TASK OBJECTIVE - Leave out the pictures and repeat the rest of the material exactly.

RECORDED DATA -
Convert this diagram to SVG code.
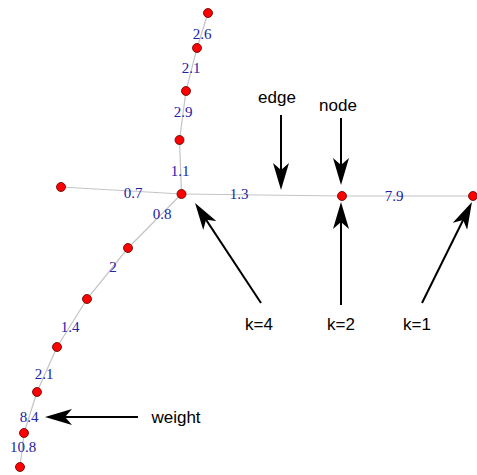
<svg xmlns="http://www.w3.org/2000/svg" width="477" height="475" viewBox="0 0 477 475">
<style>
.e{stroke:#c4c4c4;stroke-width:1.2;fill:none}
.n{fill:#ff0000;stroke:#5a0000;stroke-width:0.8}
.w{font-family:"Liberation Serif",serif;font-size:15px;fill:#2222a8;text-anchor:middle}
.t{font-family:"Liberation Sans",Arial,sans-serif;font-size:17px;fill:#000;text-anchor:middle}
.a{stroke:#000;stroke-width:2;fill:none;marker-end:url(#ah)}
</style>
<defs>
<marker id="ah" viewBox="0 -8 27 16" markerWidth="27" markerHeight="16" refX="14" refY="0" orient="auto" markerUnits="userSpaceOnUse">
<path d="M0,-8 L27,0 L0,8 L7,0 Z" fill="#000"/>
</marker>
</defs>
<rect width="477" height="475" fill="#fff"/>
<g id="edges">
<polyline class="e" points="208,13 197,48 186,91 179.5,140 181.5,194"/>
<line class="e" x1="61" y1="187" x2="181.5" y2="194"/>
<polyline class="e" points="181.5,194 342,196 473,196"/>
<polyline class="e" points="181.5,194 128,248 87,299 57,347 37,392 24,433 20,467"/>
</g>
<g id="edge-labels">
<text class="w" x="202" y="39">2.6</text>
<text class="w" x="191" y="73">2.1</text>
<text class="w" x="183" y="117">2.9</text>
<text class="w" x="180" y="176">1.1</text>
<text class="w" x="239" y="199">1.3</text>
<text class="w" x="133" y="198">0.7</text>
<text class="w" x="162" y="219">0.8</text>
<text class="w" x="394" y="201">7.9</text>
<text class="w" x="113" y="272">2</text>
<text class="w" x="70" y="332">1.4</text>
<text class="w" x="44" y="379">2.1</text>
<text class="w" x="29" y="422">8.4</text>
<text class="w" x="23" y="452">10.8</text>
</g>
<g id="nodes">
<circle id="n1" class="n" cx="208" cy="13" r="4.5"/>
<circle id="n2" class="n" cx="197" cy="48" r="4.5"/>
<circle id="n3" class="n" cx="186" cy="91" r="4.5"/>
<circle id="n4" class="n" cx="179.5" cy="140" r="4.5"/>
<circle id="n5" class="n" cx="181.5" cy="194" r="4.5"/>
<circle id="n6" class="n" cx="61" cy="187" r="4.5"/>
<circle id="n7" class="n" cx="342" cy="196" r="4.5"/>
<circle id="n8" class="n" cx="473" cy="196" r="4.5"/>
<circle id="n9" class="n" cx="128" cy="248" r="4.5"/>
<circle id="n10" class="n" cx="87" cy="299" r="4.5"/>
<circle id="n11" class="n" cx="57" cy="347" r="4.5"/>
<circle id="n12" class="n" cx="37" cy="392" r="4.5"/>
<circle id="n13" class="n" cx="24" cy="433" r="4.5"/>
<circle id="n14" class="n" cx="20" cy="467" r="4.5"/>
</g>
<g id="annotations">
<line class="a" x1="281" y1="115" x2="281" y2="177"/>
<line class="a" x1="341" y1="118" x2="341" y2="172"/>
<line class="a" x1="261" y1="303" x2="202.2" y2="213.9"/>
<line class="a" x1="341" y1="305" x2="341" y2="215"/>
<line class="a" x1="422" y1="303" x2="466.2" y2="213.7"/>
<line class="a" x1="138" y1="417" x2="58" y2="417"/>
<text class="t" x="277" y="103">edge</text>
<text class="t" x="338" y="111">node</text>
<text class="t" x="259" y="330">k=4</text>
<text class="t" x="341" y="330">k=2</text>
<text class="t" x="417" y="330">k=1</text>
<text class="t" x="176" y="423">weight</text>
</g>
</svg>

ANSWER -
Convert this diagram to SVG code.
<svg xmlns="http://www.w3.org/2000/svg" width="477" height="475" viewBox="0 0 477 475">
<style>
.e{stroke:#c4c4c4;stroke-width:1.2;fill:none}
.n{fill:#ff0000;stroke:#5a0000;stroke-width:0.8}
.w{font-family:"Liberation Serif",serif;font-size:15px;fill:#2222a8;text-anchor:middle}
.t{font-family:"Liberation Sans",Arial,sans-serif;font-size:17px;fill:#000;text-anchor:middle}
.a{stroke:#000;stroke-width:2;fill:none;marker-end:url(#ah)}
</style>
<defs>
<marker id="ah" viewBox="0 -8 27 16" markerWidth="27" markerHeight="16" refX="14" refY="0" orient="auto" markerUnits="userSpaceOnUse">
<path d="M0,-8 L27,0 L0,8 L7,0 Z" fill="#000"/>
</marker>
</defs>
<rect width="477" height="475" fill="#fff"/>
<g id="edges">
<polyline class="e" points="208,13 197,48 186,91 179.5,140 181.5,194"/>
<line class="e" x1="61" y1="187" x2="181.5" y2="194"/>
<polyline class="e" points="181.5,194 342,196 473,196"/>
<polyline class="e" points="181.5,194 128,248 87,299 57,347 37,392 24,433 20,467"/>
</g>
<g id="edge-labels">
<text class="w" x="202" y="39">2.6</text>
<text class="w" x="191" y="73">2.1</text>
<text class="w" x="183" y="117">2.9</text>
<text class="w" x="180" y="176">1.1</text>
<text class="w" x="239" y="199">1.3</text>
<text class="w" x="133" y="198">0.7</text>
<text class="w" x="162" y="219">0.8</text>
<text class="w" x="394" y="201">7.9</text>
<text class="w" x="113" y="272">2</text>
<text class="w" x="70" y="332">1.4</text>
<text class="w" x="44" y="379">2.1</text>
<text class="w" x="29" y="422">8.4</text>
<text class="w" x="23" y="452">10.8</text>
</g>
<g id="nodes">
<circle id="n1" class="n" cx="208" cy="13" r="4.5"/>
<circle id="n2" class="n" cx="197" cy="48" r="4.5"/>
<circle id="n3" class="n" cx="186" cy="91" r="4.5"/>
<circle id="n4" class="n" cx="179.5" cy="140" r="4.5"/>
<circle id="n5" class="n" cx="181.5" cy="194" r="4.5"/>
<circle id="n6" class="n" cx="61" cy="187" r="4.5"/>
<circle id="n7" class="n" cx="342" cy="196" r="4.5"/>
<circle id="n8" class="n" cx="473" cy="196" r="4.5"/>
<circle id="n9" class="n" cx="128" cy="248" r="4.5"/>
<circle id="n10" class="n" cx="87" cy="299" r="4.5"/>
<circle id="n11" class="n" cx="57" cy="347" r="4.5"/>
<circle id="n12" class="n" cx="37" cy="392" r="4.5"/>
<circle id="n13" class="n" cx="24" cy="433" r="4.5"/>
<circle id="n14" class="n" cx="20" cy="467" r="4.5"/>
</g>
<g id="annotations">
<line class="a" x1="281" y1="115" x2="281" y2="177"/>
<line class="a" x1="341" y1="118" x2="341" y2="172"/>
<line class="a" x1="261" y1="303" x2="202.2" y2="213.9"/>
<line class="a" x1="341" y1="305" x2="341" y2="215"/>
<line class="a" x1="422" y1="303" x2="466.2" y2="213.7"/>
<line class="a" x1="138" y1="417" x2="58" y2="417"/>
<text class="t" x="277" y="103">edge</text>
<text class="t" x="338" y="111">node</text>
<text class="t" x="259" y="330">k=4</text>
<text class="t" x="341" y="330">k=2</text>
<text class="t" x="417" y="330">k=1</text>
<text class="t" x="176" y="423">weight</text>
</g>
</svg>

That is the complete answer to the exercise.